We all have a purpose, or at least we should do. Why do you do what you do? This is something we commonly consider when it comes to our careers or we think about when we look in the mirror on a Monday morning when we wish we could stay in bed! It’s something that we don’t tend to consider too often when we set our goals.

The most common goals people tell me about are weight loss, get fitter and get rid of the flabby bits. Some will have a genuine reason for making a change, some will even have a holiday or event to motivate them but the majority don’t, they just know they need to make a change, even if it is just to feel more confident and feel better about themselves again.

Way Of Life

Exercise, eating better etc should be a way of life rather than for short term gain to truly make a life-changing difference but it’s useful to have a goal to get us started and a purpose behind it.

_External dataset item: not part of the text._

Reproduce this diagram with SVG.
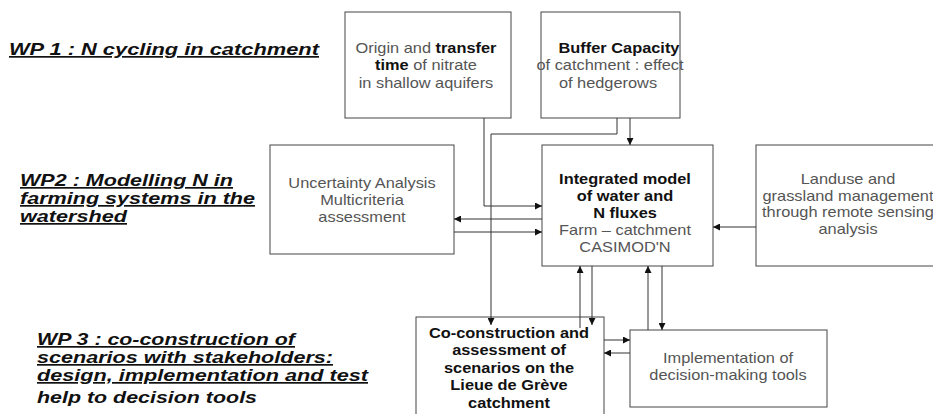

What’s prompting you to want to start exercising? What point did you get to to prompt you into making a change? Why do you want to make a change? How will your life improve as a result? There are lots of questions we can ask ourselves but knowing the reason why is important.

Let me tell you about my purpose. My main goal in 2017 is to run a sub 3hr 15 minute marathon in order to qualify for a Good For Age place in the 2018 London Marathon. You can read about my progress here. It’s something I’ve always wanted to do partly to prove that you can achieve anything at any age. My main purpose though is much more meaningful. In August, it will be 20 years since I first developed a back problem, where I experienced muscle spasms the length of my back and was signed off work for 4 weeks. During that time off, I entered the London Marathon and it was that day in April, 1998 that changed my life. That event gave me so much satisfaction and confidence and also gave me the desire to help inspire others to go after the things they previously could only dream of. If I could do it, anybody could. If that day hadn’t happened, I’m not sure where I would be now or what I would be doing and I can say for certainty that I wouldn’t be writing this post now. I wouldn’t have had the courage to change my career and study to get into fitness.

Working Harder

Going back to London next April would be a dream for me but I know that getting through the ballot is so much harder now than it was back then and so working harder in training to earn my place would be so much more meaningful to me. I no longer experience back pain like I did back then thanks to everything I’ve learned throughout my career in fitness and now nothing makes me happier than being able to help others recover from things that have been holding them back.

When you think about your goals now, what’s your purpose for achieving them? What would you like to be able to do that you struggle to just now? How would you like your life to be compared to now? It doesn’t necessarily mean you have to change career but the journey often leads you to discovering a passion for something you would never really have considered before.